FWIW, we’ve made natural gas Rail Engines from time to time. Usually a conversion of a Diesel. Direct injection in some cases (though it is possible to just valve natural gas into the air intake up to about 3/4 power and use the Diesel injection as a kind of spark plug for modestly low compression Diesels. I’ve run mine on propane / LPG that way. )
Natural gas rail engine tender:
http://www.energyconversions.com/tender.htm
New “development”:
http://www.ngvglobal.com/westport-and-emd-to-develop-natural-gas-fuel-system-for-rail-locomotives-1202
That are recapitulating history:
http://qstation.org/BN_LNG/
Peru doing Natural Gas too:
http://www.iadb.org/idbamerica/index.cfm?thisid=3757
This one covers the Peru train but also the Napa Valley Wine Train ( with discussion of dual fuel ability to run on what’s available)

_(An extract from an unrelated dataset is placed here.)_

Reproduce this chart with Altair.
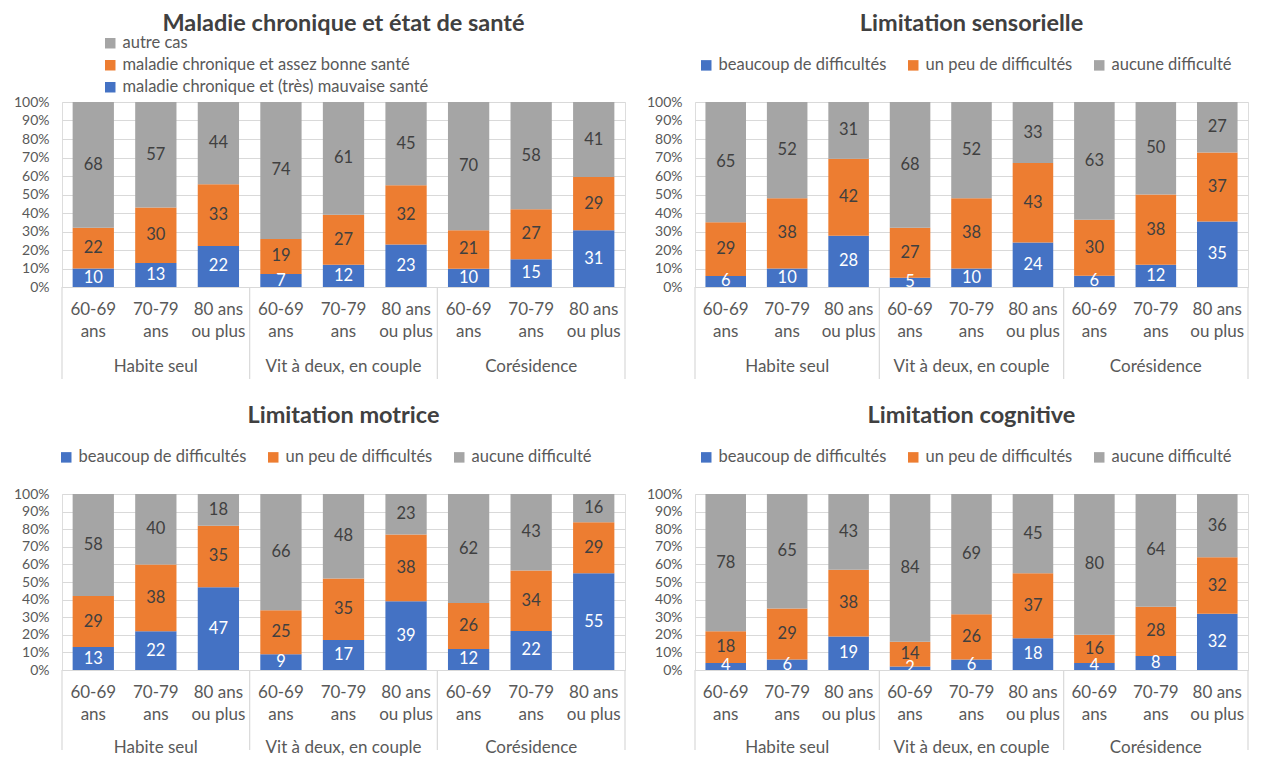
import altair as alt
import pandas as pd

FONT = "Lato"
GRID = "#d9d9d9"
LABEL = "#595959"
DARK = "#404040"
BLUE = "#4472C4"
ORANGE = "#ED7D31"
GREY = "#A5A5A5"

groups = ["Habite seul", "Vit à deux, en couple", "Corésidence"]
ages = ["60-69 ans", "70-79 ans", "80 ans ou plus"]
age_line1 = ["60-69", "70-79", "80 ans"]
age_line2 = ["ans", "ans", "ou plus"]
y_ticks = [0, 0.1, 0.2, 0.3, 0.4, 0.5, 0.6, 0.7, 0.8, 0.9, 1.0]

# series listed bottom -> top of each stacked bar
series_health = ["maladie chronique et (très) mauvaise santé",
                 "maladie chronique et assez bonne santé",
                 "autre cas"]
series_lim = ["beaucoup de difficultés", "un peu de difficultés", "aucune difficulté"]

# 9 bars: Habite seul (60-69, 70-79, 80+), Vit à deux (...), Corésidence (...)
health_bad = [10, 13, 22, 7, 12, 23, 10, 15, 31]
health_fair = [22, 30, 33, 19, 27, 32, 21, 27, 29]
health_other = [68, 57, 44, 74, 61, 45, 70, 58, 41]

sens_much = [6, 10, 28, 5, 10, 24, 6, 12, 35]
sens_some = [29, 38, 42, 27, 38, 43, 30, 38, 37]
sens_none = [65, 52, 31, 68, 52, 33, 63, 50, 27]

mot_much = [13, 22, 47, 9, 17, 39, 12, 22, 55]
mot_some = [29, 38, 35, 25, 35, 38, 26, 34, 29]
mot_none = [58, 40, 18, 66, 48, 23, 62, 43, 16]

cog_much = [4, 6, 19, 2, 6, 18, 4, 8, 32]
cog_some = [18, 29, 38, 14, 26, 37, 16, 28, 32]
cog_none = [78, 65, 43, 84, 69, 45, 80, 64, 36]

keys = [f"{g}|{a}" for g in groups for a in ages]

y_axis = alt.Axis(format=".0%", values=y_ticks, grid=True, gridColor=GRID,
                  domain=False, ticks=False, labelColor=LABEL,
                  labelFontSize=14, labelFont=FONT, labelPadding=13,
                  labelOverlap=False, labelFlush=False, title=None)
y_scale = alt.Scale(domain=[0, 1])


def panel(title, series, cols, legend_domain, legend_range, direction,
          legend_x, legend_y, title_offset, width, height, line_len, grp_off):
    rows = []
    for si, (s, vals) in enumerate(zip(series, cols)):
        for ki, v in enumerate(vals):
            rows.append({"key": keys[ki], "serie": s, "order": si, "value": v})
    df = pd.DataFrame(rows)

    xs = alt.Scale(paddingInner=0, paddingOuter=0)
    x = alt.X("key:N", sort=keys, scale=xs, axis=None)

    base = alt.Chart(df).transform_stack(
        stack="value", groupby=["key"], as_=["y0", "y1"], offset="normalize",
        sort=[alt.SortField(field="order", order="ascending")]
    ).transform_calculate(mid="(datum.y0 + datum.y1) / 2")

    bars = base.mark_bar(width=alt.RelativeBandSize(0.66)).encode(
        x=x,
        y=alt.Y("y0:Q", scale=y_scale, axis=y_axis),
        y2="y1:Q",
        color=alt.Color("serie:N",
                        scale=alt.Scale(domain=legend_domain, range=legend_range),
                        legend=alt.Legend(title=None, orient="none", direction=direction,
                                          legendX=legend_x, legendY=legend_y,
                                          symbolType="square", symbolSize=110,
                                          symbolStrokeWidth=0, labelLimit=0,
                                          labelFont=FONT, labelFontSize=16.5,
                                          labelColor=LABEL, columnPadding=18,
                                          rowPadding=5, labelOffset=4)),
    )

    values = base.mark_text(clip=True, font=FONT, fontSize=16.5).encode(
        x=x,
        y=alt.Y("mid:Q", scale=y_scale, axis=y_axis),
        text="value:Q",
        color=alt.condition("datum.order == 0", alt.value("white"), alt.value(DARK)),
    )

    age_df = pd.DataFrame({"key": keys,
                           "l1": [age_line1[i % 3] for i in range(9)],
                           "l2": [age_line2[i % 3] for i in range(9)]})
    age1 = alt.Chart(age_df).mark_text(font=FONT, fontSize=17, color=LABEL).encode(
        x=x, y=alt.value(height + 23), text="l1:N")
    age2 = alt.Chart(age_df).mark_text(font=FONT, fontSize=17, color=LABEL).encode(
        x=x, y=alt.value(height + 45), text="l2:N")

    grp_df = pd.DataFrame({"key": [f"{g}|{ages[1]}" for g in groups], "g": groups})
    grp = alt.Chart(grp_df).mark_text(font=FONT, fontSize=17, color=LABEL).encode(
        x=x, y=alt.value(height + grp_off), text="g:N")

    sep_df = pd.DataFrame({"key": [f"{g}|{ages[0]}" for g in groups]})
    sep = alt.Chart(sep_df).mark_rule(color=GRID, strokeWidth=1.2).encode(
        x=alt.X("key:N", sort=keys, scale=xs, axis=None, bandPosition=0),
        y=alt.value(height), y2=alt.value(height + line_len))
    end_df = pd.DataFrame({"key": [keys[-1]]})
    sep_end = alt.Chart(end_df).mark_rule(color=GRID, strokeWidth=1.2).encode(
        x=alt.X("key:N", sort=keys, scale=xs, axis=None, bandPosition=1),
        y=alt.value(height), y2=alt.value(height + line_len))

    return alt.layer(bars, values, age1, age2, grp, sep, sep_end).properties(
        width=width, height=height,
        title=alt.TitleParams(title, font=FONT, fontSize=23.5, fontWeight="bold",
                              color=DARK, anchor="middle", offset=title_offset),
    )


p1 = panel("Maladie chronique et état de santé", series_health,
           [health_bad, health_fair, health_other],
           [series_health[2], series_health[1], series_health[0]],
           [GREY, ORANGE, BLUE], "vertical", 40, -67, 0, 563, 185, 92, 80)
p2 = panel("Limitation sensorielle", series_lim, [sens_much, sens_some, sens_none],
           series_lim, [BLUE, ORANGE, GREY], "horizontal", 3, -45, 22, 553, 185, 92, 80)
p3 = panel("Limitation motrice", series_lim, [mot_much, mot_some, mot_none],
           series_lim, [BLUE, ORANGE, GREY], "horizontal", -4, -45, 22, 563, 176, 80, 78)
p4 = panel("Limitation cognitive", series_lim, [cog_much, cog_some, cog_none],
           series_lim, [BLUE, ORANGE, GREY], "horizontal", 3, -45, 22, 553, 176, 80, 78)

top = alt.hconcat(p1, p2, spacing=18).resolve_scale(color="independent").resolve_legend(color="independent")
bottom = alt.hconcat(p3, p4, spacing=18).resolve_scale(color="independent").resolve_legend(color="independent")

chart = alt.vconcat(top, bottom, spacing=22).resolve_scale(
    color="independent").resolve_legend(color="independent").properties(
    padding={"left": 4, "top": 3, "right": 0, "bottom": 0}
).configure_view(strokeWidth=0).configure(background="white")

chart.save("out.html", embed_options={"renderer": "svg", "actions": False})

http://www.lngplants.com/Locomotives.html
India too:
http://www.hindustantimes.com/India-news/Mumbai/Railways-to-replace-diesel-with-natural-gas-to-reduce-cost/Article1-746706.aspx
See a pattern here?
The really interesting thing to realize is that the heavy haulage that depends on Diesel Engines can relatively easily be converted to Natural Gas instead. From trucks to trains to ships. This makes natural gas a direct threat to oil demand on a very large scale.
This matters.
Talking to E&P folks, they expect oil to also drop over the next few years as the US gets more shale oil wells in production. Some claim that if the government does not get in the way, we could eliminate imports other than from Canada.
Also, aside from the LIFO / FIFO issues, my experience (limited) with buying and selling storage facilities suggests with some facilities no one really knows how much gas is in the facility or how much can be pulled out in total.